An important capability that our distributed application life-cycle requires is the ability to upgrade to new software versions, and when necessary, to revert to previous software rapidly and easily. We refer to this as the software upgrade/rollback problem. In this section, we explore the challenges in addressing this problem and describe part of the design space of possible solutions.
Broadly, upgrades can be classified as synchronous or asynchronous. A synchronous upgrade is one in which the software on all nodes must be upgraded near-simultaneously. An asynchronous upgrade, in contrast, does not require coordination amongst nodes of the distributed application. Synchronous upgrades make more demands on the upgrade/rollback system than asynchronous upgrades.
An example of a distributed application that might use asynchronous upgrades is a web server cluster.

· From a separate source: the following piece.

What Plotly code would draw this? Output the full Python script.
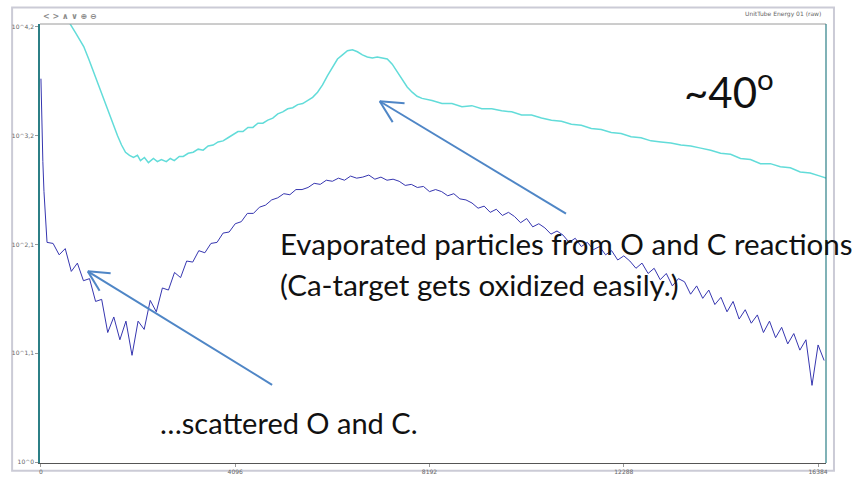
import math
import plotly.graph_objects as go

# ---------------- data (channel, log10 counts) ----------------
cyan_channels = [0, 273, 441, 587, 734, 902, 1007, 1112, 1217, 1322, 1427, 1532, 1615, 1699, 1783, 1867,
                 1951, 2035, 2098, 2182, 2266, 2371, 2455, 2539, 2643, 2727, 2811, 2916, 3000, 3105, 3210,
                 3315, 3420, 3525, 3630, 3734, 3839, 3944, 4049, 4154, 4259, 4364, 4469, 4574, 4679, 4783,
                 4888, 4993, 5098, 5203, 5308, 5413, 5518, 5623, 5728, 5832, 5937, 6042, 6147, 6252, 6357,
                 6462, 6567, 6672, 6777, 6881, 6986, 7091, 7196, 7301, 7406, 7511, 7616, 7721, 7826, 7930,
                 8035, 8245, 8455, 8665, 8875, 9084, 9294, 9504, 9714, 9924, 10133, 10343, 10553, 10763,
                 10973, 11182, 11392, 11602, 11812, 12022, 12231, 12441, 12651, 12861, 13071, 13280, 13490,
                 13700, 13910, 14120, 14329, 14539, 14749, 14959, 15169, 15378, 15588, 15798, 16008, 16218,
                 16427, 16553]
cyan_log10 = [4.59, 4.42, 4.34, 4.25, 4.14, 4.01, 3.89, 3.76, 3.64, 3.51, 3.39, 3.25, 3.15, 3.06, 2.99, 2.96,
              2.94, 2.96, 2.91, 2.94, 2.89, 2.93, 2.90, 2.92, 2.90, 2.93, 2.91, 2.95, 2.95, 2.98, 2.99,
              3.02, 3.01, 3.05, 3.06, 3.09, 3.10, 3.13, 3.16, 3.19, 3.19, 3.23, 3.23, 3.27, 3.27, 3.30,
              3.32, 3.36, 3.38, 3.41, 3.42, 3.45, 3.46, 3.49, 3.52, 3.57, 3.64, 3.73, 3.81, 3.89, 3.93,
              3.97, 3.98, 3.96, 3.93, 3.91, 3.90, 3.91, 3.90, 3.89, 3.84, 3.77, 3.70, 3.62, 3.57, 3.53,
              3.51, 3.49, 3.46, 3.46, 3.43, 3.44, 3.41, 3.41, 3.39, 3.38, 3.35, 3.35, 3.32, 3.30, 3.29,
              3.26, 3.25, 3.22, 3.21, 3.18, 3.17, 3.14, 3.13, 3.10, 3.09, 3.08, 3.06, 3.05, 3.03, 3.01,
              2.98, 2.97, 2.93, 2.92, 2.88, 2.88, 2.85, 2.84, 2.80, 2.79, 2.76, 2.74, 2.72, 2.69]

blue_channels = [0, 16, 40, 64, 96,
                 128, 256, 384, 512, 640, 768, 896, 1024, 1152, 1280, 1408, 1536, 1664, 1792, 1920, 2048,
                 2176, 2304, 2432, 2560, 2688, 2816, 2944, 3072, 3200, 3328, 3456, 3584, 3712, 3840, 3968,
                 4096, 4224, 4352, 4480, 4608, 4736, 4864, 4992, 5120, 5248, 5376, 5504, 5632, 5760, 5888,
                 6016, 6144, 6272, 6400, 6528, 6656, 6784, 6912, 7040, 7168, 7296, 7424, 7552, 7680, 7808,
                 7936, 8064, 8192, 8320, 8448, 8576, 8704, 8832, 8960, 9088, 9216, 9344, 9472, 9600, 9728,
                 9856, 9984, 10112, 10240, 10368, 10496, 10624, 10752, 10880, 11008, 11136, 11264, 11392,
                 11520, 11648, 11776, 11904, 12032, 12160, 12288, 12416, 12544, 12672, 12800, 12928, 13056,
                 13184, 13312, 13440, 13568, 13696, 13824, 13952, 14080, 14208, 14336, 14464, 14592, 14720,
                 14848, 14976, 15104, 15232, 15360, 15488, 15616, 15744, 15872, 16000, 16128, 16256, 16384,
                 16512]
blue_log10 = [3.70, 3.23, 2.90, 2.61, 2.33,
              2.12, 2.11, 2.00, 2.06, 1.84, 1.92, 1.75, 1.77, 1.55, 1.57, 1.25, 1.40, 1.18, 1.36, 1.03,
              1.36, 1.28, 1.56, 1.45, 1.68, 1.66, 1.83, 1.78, 1.94, 1.93, 2.04, 2.02, 2.11, 2.12, 2.21,
              2.22, 2.30, 2.32, 2.40, 2.40, 2.46, 2.48, 2.53, 2.55,
              2.59, 2.58, 2.63, 2.63, 2.65, 2.69, 2.68, 2.72, 2.71, 2.74, 2.72, 2.76, 2.74, 2.75, 2.77,
              2.73, 2.75, 2.72, 2.73, 2.71, 2.67, 2.68, 2.65, 2.66, 2.61, 2.63, 2.61, 2.57, 2.59, 2.54,
              2.53, 2.50, 2.45, 2.47, 2.41, 2.44, 2.38, 2.41, 2.37, 2.31, 2.35, 2.27, 2.30, 2.26, 2.20,
              2.23, 2.19, 2.12, 2.16, 2.08, 2.12, 2.05, 2.08, 2.00, 2.04, 1.95, 1.99, 1.94, 1.87, 1.92,
              1.82, 1.87, 1.76, 1.82, 1.70, 1.77, 1.74, 1.62, 1.70, 1.58, 1.66, 1.52, 1.59, 1.45, 1.55,
              1.38, 1.47, 1.34, 1.42, 1.25, 1.36, 1.20, 1.30, 1.14, 1.24, 1.08, 1.18, 0.74, 1.13, 0.98]

x_tick_vals = [0, 4096, 8192, 12288, 16384]
y_tick_exps = [0, 1.05, 2.1, 3.15, 4.2]
y_tick_text = ["10^0", "10^1,1", "10^2,1", "10^3,2", "10^4,2"]

# ---------------- layout geometry (pixels) ----------------
W, H = 854, 487
L, R, T, B = 37, 826, 24, 473


def fx(px):
    return (px - L) / (R - L)


def fy(py):
    return (B - py) / (B - T)


fig = go.Figure()
fig.add_trace(go.Scatter(x=cyan_channels, y=[10 ** v for v in cyan_log10], mode="lines",
                         line=dict(color="#62dcd9", width=1.5), hoverinfo="skip", showlegend=False))
fig.add_trace(go.Scatter(x=blue_channels, y=[10 ** v for v in blue_log10], mode="lines",
                         line=dict(color="#3636b0", width=1), hoverinfo="skip", showlegend=False))

shapes = []
# outer window frame
shapes.append(dict(type="rect", xref="paper", yref="paper", x0=fx(9), x1=fx(834), y0=fy(481), y1=fy(7),
                   line=dict(color="#cbcbd6", width=2), layer="below"))
# top border of plot
shapes.append(dict(type="line", xref="paper", yref="paper", x0=0, x1=1, y0=1, y1=1,
                   line=dict(color="#9a9a9a", width=1)))
# right border of plot
shapes.append(dict(type="line", xref="paper", yref="paper", x0=1, x1=1, y0=0, y1=1,
                   line=dict(color="#2c7f86", width=1.2)))

arrow_color = "#4f86c6"


def add_arrow(tail, head, length=25, half_angle=27):
    shapes.append(dict(type="line", xref="paper", yref="paper",
                       x0=fx(tail[0]), y0=fy(tail[1]), x1=fx(head[0]), y1=fy(head[1]),
                       line=dict(color=arrow_color, width=2)))
    ang = math.atan2(tail[1] - head[1], tail[0] - head[0])
    for s in (-1, 1):
        a = ang + s * math.radians(half_angle)
        ex = head[0] + length * math.cos(a)
        ey = head[1] + length * math.sin(a)
        shapes.append(dict(type="line", xref="paper", yref="paper",
                           x0=fx(head[0]), y0=fy(head[1]), x1=fx(ex), y1=fy(ey),
                           line=dict(color=arrow_color, width=2)))


add_arrow((565, 218), (378, 103))
add_arrow((270, 393), (85, 277), length=23)

text_font = dict(family="Lato, Open Sans, sans-serif", color="#111111")
annotations = [
    dict(text="~40<sup>o</sup>", x=fx(681), y=fy(90), xanchor="left", yanchor="middle",
         font=dict(size=42, **text_font)),
    dict(text="Evaporated particles from O and C reactions", x=fx(276), y=fy(248), xanchor="left",
         yanchor="middle", font=dict(size=29.5, **text_font)),
    dict(text="(Ca-target gets oxidized easily.)", x=fx(276), y=fy(290), xanchor="left",
         yanchor="middle", font=dict(size=29.5, **text_font)),
    dict(text="…scattered O and C.", x=fx(155), y=fy(432), xanchor="left",
         yanchor="middle", font=dict(size=29, **text_font)),
    dict(text="UnitTube Energy 01 (raw)", x=fx(823), y=fy(14), xanchor="right", yanchor="middle",
         font=dict(size=6, family="DejaVu Sans", color="#666666")),
    dict(text="<b>&lt; &gt; ∧ ∨ ⊕ ⊖</b>", x=fx(38), y=fy(16), xanchor="left", yanchor="middle",
         font=dict(size=8, family="DejaVu Sans", color="#8a8a8a")),
]
for a in annotations:
    a.update(xref="paper", yref="paper", showarrow=False)

fig.update_layout(
    width=W, height=H,
    margin=dict(l=L, r=W - R, t=T, b=H - B, pad=0),
    paper_bgcolor="white", plot_bgcolor="white",
    shapes=shapes, annotations=annotations,
    showlegend=False,
    xaxis=dict(range=[-20, 16551], showgrid=False, zeroline=False, showline=True,
               linecolor="#555555", linewidth=1, ticks="outside", ticklen=3, tickcolor="#999999",
               tickvals=x_tick_vals, ticktext=[str(v) for v in x_tick_vals],
               tickfont=dict(size=6, family="DejaVu Sans", color="#666666")),
    yaxis=dict(type="log", range=[-0.0094, 4.228], showgrid=False, zeroline=False, showline=True,
               linecolor="#2c7f86", linewidth=1.5, ticks="outside", ticklen=3, tickcolor="#999999",
               tickvals=[10 ** e for e in y_tick_exps], ticktext=y_tick_text,
               tickfont=dict(size=6, family="DejaVu Sans", color="#666666")),
)

fig.write_html("out.html")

The prototypical architecture for a web server cluster might consist of a load-balancer, a number of identical web servers, and a back-end database. Because the web servers are, in some sense, replicas, the unavailability of a single web server node does not greatly impact the overall service. Also, the web servers do not need to run the same software release in order to maintain the correctness of the overall service. Accordingly, upgrade and rollback need not be coordinated amongst the web server nodes and can be done asynchronously.
Routing applications are examples of distributed applications that may require synchronous upgrades. In contrast to the web server cluster, the nodes are not replicas, so the unavailability of a single node will force the unavailability of any resources unique to that node. In addition, the operation of the routing nodes is not independent. They must cooperate in order to provide service to their clients. Thus, we must either design upgrades to be backwards compatible, or we must coordinate upgrade (and rollback) amongst the routing nodes.